The strange beasts that inhabit the worlds can also be a delight and a source of comfort. When the creatures are not hostile, it is possible to interact with them and feed them. This makes them happy, as indicated by a floating happy face above them, and they will then lead the player to a reward of some kind – usually a rare isotope or somesuch, but of pretty meagre value.
The fauna comes in different densities and some planets can be teeming with abundant life, while others contain a few scattered creatures. The variety of the animals is inevitably limited by the range of options available to the algorithms, but while many similar creatures have appeared, some of them have been wonderfully varied, amusing, and, at times, utterly ridiculous. The numerous species of “Sloppenders” (my name) had me laughing myself silly on first contact.
Some players have complained of glitches, crashes, issues with frame-rates locking up and the like, but from the day of release, I’ve had no such issues at all. Indeed, I was greatly impressed on first firing the game up at how seamless it all was. I saved the game frequently to avoid any catastrophes, but soon found this to be unnecessary as the game has never crashed. NOT ONCE. As with any game, there is a learning curve, particularly with regard to crafting and understanding what is worth keeping extracting or looting. You will also likely come out of your first space battle the worse for wear, if you don’t simply get blasted out of the sky, but this is ultimately an extremely smooth game with an elegant flow and ease of movement and play.

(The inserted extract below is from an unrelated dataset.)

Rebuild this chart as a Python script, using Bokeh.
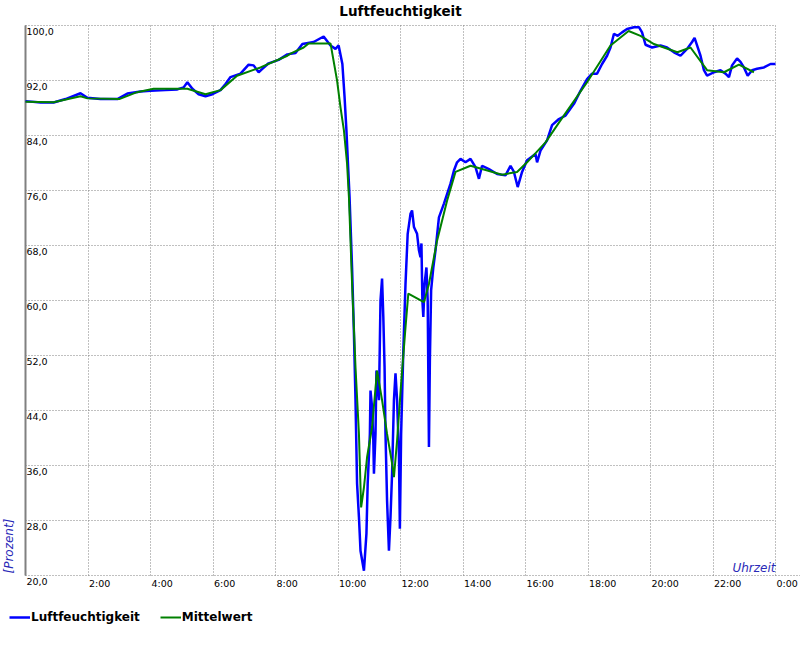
from bokeh.plotting import figure
from bokeh.models import (ColumnDataSource, LabelSet, Label, FixedTicker, Range1d,
                          Legend, LegendItem, Grid)
from bokeh.core.properties import value
from bokeh.embed import file_html
from bokeh.resources import INLINE
import math

# ---- data -----------------------------------------------------------------
hum_hours = [0.0, 0.48, 0.9, 1.28, 1.76, 1.98, 2.4, 2.94, 3.26, 3.68, 4.0, 4.48,
             4.86, 5.06, 5.18, 5.34, 5.54, 5.76, 5.98, 6.24, 6.4, 6.56, 6.88, 7.14,
             7.3, 7.46, 7.58, 7.78, 8.1, 8.38, 8.64, 8.86, 9.22, 9.54, 9.76, 9.92,
             10.02, 10.14, 10.21, 10.27, 10.37, 10.45, 10.51, 10.56, 10.61, 10.67,
             10.72, 10.83, 10.91, 10.95, 11.02, 11.04, 11.09, 11.13, 11.15, 11.2,
             11.23, 11.31, 11.36, 11.41, 11.45, 11.49, 11.52, 11.57, 11.63, 11.68,
             11.73, 11.79, 11.84, 11.89, 11.95, 11.98, 12.02, 12.09, 12.16, 12.23,
             12.32, 12.37, 12.43, 12.53, 12.59, 12.64, 12.67, 12.7, 12.73, 12.77,
             12.83, 12.87, 12.91, 12.94, 12.98, 13.05, 13.12, 13.23, 13.39, 13.6,
             13.71, 13.81, 13.92, 14.08, 14.24, 14.4, 14.51, 14.61, 14.83, 15.09,
             15.36, 15.52, 15.63, 15.75, 15.89, 16.05, 16.32, 16.37, 16.48, 16.69,
             16.85, 17.07, 17.28, 17.55, 17.76, 17.97, 18.13, 18.29, 18.45, 18.61,
             18.72, 18.83, 18.95, 19.09, 19.25, 19.47, 19.63, 19.73, 19.84, 20.05,
             20.32, 20.53, 20.75, 20.96, 21.17, 21.33, 21.41, 21.49, 21.6, 21.71,
             21.81, 22.03, 22.24, 22.4, 22.51, 22.61, 22.77, 22.88, 22.99, 23.11,
             23.25, 23.41, 23.63, 23.84, 24.0]
hum_values = [89.0, 88.8, 88.8, 89.3, 90.15, 89.5, 89.3, 89.3, 90.1, 90.4, 90.5, 90.6,
              90.7, 91.0, 91.75, 90.8, 90.0, 89.7, 90.0, 90.6, 91.5, 92.5, 93.0, 94.3,
              94.2, 93.2, 93.7, 94.5, 95.0, 95.8, 96.0, 97.3, 97.6, 98.4, 97.1, 96.6,
              97.1, 94.4, 89.6, 84.7, 75.0, 64.8, 55.2, 45.5, 33.4, 28.5,
              23.6, 20.7, 26.1, 33.4, 40.6, 46.9, 44.5, 39.6, 34.8, 40.6,
              49.8, 45.5, 60.0, 63.2, 57.6, 50.3, 40.6, 30.9, 23.6, 28.5,
              34.8, 45.5, 49.4, 45.5, 37.7, 26.8, 40.6, 52.7, 62.4, 69.7,
              72.6, 73.1, 70.7, 69.7, 67.3, 66.3, 68.3, 60.0, 57.6, 62.4,
              64.8, 60.0, 38.7, 51.3, 61.5, 64.8, 67.3, 72.1, 74.1, 77.0,
              78.9, 80.1, 80.6, 80.1, 80.6, 79.4, 77.7, 79.6, 79.1, 78.4,
              78.2, 79.6, 78.7, 76.5, 78.7, 80.4, 81.3, 80.1, 81.8, 83.3,
              85.5, 86.4, 86.9, 88.6, 90.5, 92.2, 93.0, 93.0, 94.4, 95.6,
              96.8, 98.8, 98.5, 99.0, 99.5, 99.75, 99.75, 99.0, 97.2, 96.8,
              97.1, 96.8, 96.1, 95.6, 96.6, 97.6, 98.2, 97.1, 95.6, 93.5,
              92.7, 93.2, 93.5, 93.0, 92.5, 94.2, 95.2, 94.7, 93.9, 92.7,
              93.5, 93.7, 93.9, 94.4, 94.4]

mean_hours = [0.0, 0.9, 1.76, 1.98, 3.0, 3.57, 4.1, 5.18, 5.76, 6.24, 6.77, 7.52,
              8.38, 8.48, 8.9, 9.06, 9.76, 9.97, 10.08, 10.19, 10.29, 10.35, 10.45,
              10.56, 10.67, 10.74, 10.83, 10.93, 11.09, 11.25, 11.41, 11.57, 11.73,
              11.79, 11.89, 12.02, 12.16, 12.25, 12.75, 12.91, 13.17, 13.49, 13.76,
              14.24, 14.78, 15.25, 15.73, 16.05, 16.64, 17.12, 17.97, 18.72, 19.3,
              19.68, 20.11, 20.86, 21.28, 21.81, 22.35, 22.83, 23.31]
mean_values = [88.9, 88.85, 89.7, 89.4, 89.3, 90.3, 90.8, 90.8, 90.0, 90.6, 92.7, 93.9,
               95.6, 95.9, 96.8, 97.4, 97.4, 92.0, 88.1, 84.7, 79.9, 75.0, 62.5,
               50.3, 40.6, 29.9, 32.8, 37.2, 41.6, 49.8, 45.5, 40.6, 36.3,
               34.3, 39.6, 47.9, 56.1, 61.0, 59.75, 62.4, 68.7, 74.5, 78.7,
               79.6, 78.9, 78.3, 78.7, 80.1, 83.0, 86.2, 91.75, 97.1, 99.2,
               98.5, 97.3, 96.1, 96.8, 93.5, 93.2, 94.3, 93.2]

x_ticks = [0, 2, 4, 6, 8, 10, 12, 14, 16, 18, 20, 22, 24]
x_label_ticks = [2, 4, 6, 8, 10, 12, 14, 16, 18, 20, 22, 24]
x_tick_labels = ["2:00", "4:00", "6:00", "8:00", "10:00", "12:00", "14:00",
                 "16:00", "18:00", "20:00", "22:00", "0:00"]
y_ticks = [20, 28, 36, 44, 52, 60, 68, 76, 84, 92, 100]
y_tick_labels = ["20,0", "28,0", "36,0", "44,0", "52,0", "60,0", "68,0", "76,0",
                 "84,0", "92,0", "100,0"]
x_min, x_max = 0, 24
y_min, y_max = 20, 100

title_text = "Luftfeuchtigkeit"
series_names = ["Luftfeuchtigkeit", "Mittelwert"]
x_title = "Uhrzeit"
y_title = "[Prozent]"

# ---- figure ---------------------------------------------------------------
FONT = "DejaVu Sans"
W, H = 800, 650
L, R, T, B = 25, 25, 25, 75          # margins of the data area, px
xs = (x_max - x_min) / (W - L - R)   # data units per px
ys = (y_max - y_min) / (H - T - B)
x_lo, x_hi = x_min - L * xs, x_max + R * xs

p = figure(width=W, height=H, output_backend="svg", toolbar_location=None,
           x_axis_location=None, y_axis_location=None,
           x_range=Range1d(x_lo, x_hi),
           y_range=Range1d(y_min - B * ys, y_max + T * ys),
           min_border=0)
p.outline_line_color = None
p.background_fill_color = "white"
p.border_fill_color = "white"
# drop the default grids; custom bounded grids are added below
p.center = [r for r in p.center if not isinstance(r, Grid)]

xgrid = Grid(dimension=0, ticker=FixedTicker(ticks=x_ticks),
             bounds=(x_min, x_max), cross_bounds=(y_min, y_max),
             grid_line_color="#808080", grid_line_dash="1 2", grid_line_width=1)
ygrid = Grid(dimension=1, ticker=FixedTicker(ticks=y_ticks[1:]),
             bounds=(y_min, y_max), cross_bounds=(x_min, x_max),
             grid_line_color="#808080", grid_line_dash="1 2", grid_line_width=1)
# dotted x-axis line, running to the right edge
xaxis_line = Grid(dimension=1, ticker=FixedTicker(ticks=[y_min]),
                  bounds=(y_min, y_max), cross_bounds=(x_min, x_hi),
                  grid_line_color="#808080", grid_line_dash="1 2", grid_line_width=1)
# solid y-axis line
yaxis_line = Grid(dimension=0, ticker=FixedTicker(ticks=[x_min]),
                  bounds=(x_min, x_max), cross_bounds=(y_min, y_max),
                  grid_line_color="#808080", grid_line_width=2)
p.add_layout(xgrid)
p.add_layout(ygrid)
p.add_layout(xaxis_line)
p.add_layout(yaxis_line)

r_hum = p.line(hum_hours, hum_values, line_color="#0000ff", line_width=2.5)
r_mean = p.line(mean_hours, mean_values, line_color="#008000", line_width=2)

# tick labels
xsrc = ColumnDataSource(dict(x=x_label_ticks, y=[y_min] * len(x_label_ticks),
                             t=x_tick_labels))
p.add_layout(LabelSet(x="x", y="y", text="t", source=xsrc, text_align="left",
                      text_baseline="top", x_offset=1, y_offset=-2,
                      text_font=value(FONT), text_font_size=value("9.5px"),
                      text_color="black"))
ysrc = ColumnDataSource(dict(x=[x_min] * len(y_ticks), y=y_ticks, t=y_tick_labels))
p.add_layout(LabelSet(x="x", y="y", text="t", source=ysrc, text_align="left",
                      text_baseline="top", x_offset=1, y_offset=-2,
                      text_font=value(FONT), text_font_size=value("9.5px"),
                      text_color="black"))

# titles
p.add_layout(Label(x=(x_min + x_max) / 2, y=y_max, text=title_text,
                   text_align="center", text_baseline="alphabetic", y_offset=15,
                   text_font=FONT, text_font_size="13.5px", text_font_style="bold",
                   text_color="black"))
p.add_layout(Label(x=x_max, y=y_min, text=x_title, text_align="right",
                   text_baseline="bottom", y_offset=1, text_font=FONT,
                   text_font_size="12px", text_font_style="italic",
                   text_color="#2a2ab8"))
p.add_layout(Label(x=x_min, y=y_min, text=y_title, text_align="left",
                   text_baseline="middle", angle=math.pi / 2, x_offset=-17,
                   y_offset=2, text_font=FONT, text_font_size="12px",
                   text_font_style="italic", text_color="#2a2ab8"))

legend = Legend(items=[LegendItem(label=series_names[0], renderers=[r_hum]),
                       LegendItem(label=series_names[1], renderers=[r_mean])],
                orientation="horizontal", location=(9, 26),
                label_text_font=FONT, label_text_font_size="12px",
                label_text_font_style="bold", label_text_color="black",
                glyph_width=21, glyph_height=14, label_height=14,
                label_standoff=1, spacing=20, padding=0, margin=0,
                border_line_color=None, background_fill_alpha=0)
p.add_layout(legend, "center")

open("out.html", "w").write(file_html(p, INLINE))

No other game has yet come close to No Man’s Sky in attempting to realise the incomprehensible scale of the galaxy, let alone the universe. No other game allows the exploration of so many fully-rendered environments. Our galaxy alone contains more than two hundred billion stars and an even greater number of planets yet to be discovered. It is unlikely that we will ever be able to explore it so freely as we can in a game, but by simulating such a vast and unexplored space and the wonders it must contain, certainly in geography, almost certainly in other forms of life, it might encourage us to try. Getting through the next hundred years is challenge enough, but if we are still stuck here in that unimaginably distant future when the Earth can no longer support life, then we’ll really be in trouble.
If you are content with an open world (galaxy) that allows you to explore extensively, to construct your own narratives, pursue your own goals and to revel in the moments that come at random, rather than necessarily as another complication or climax of the narrative, then you will find a lot of possibility in this game. That one cannot construct a base or space-station or anything else beyond a ship does place some limits on realising your imaginings, though I suspect this is designed to encourage players to continue exploring and not merely bunker down on a single world. Such options, however, have been promised for future updates and the game’s critics may yet be answered with new and significant content. Yet, even without any further updates, the game is still worth playing in its present form. The joy I received across tens of hours was worth every penny and I continue to get pleasure from No Man’s Sky. It might be a flawed masterpiece, but it is, in fact, a masterpiece.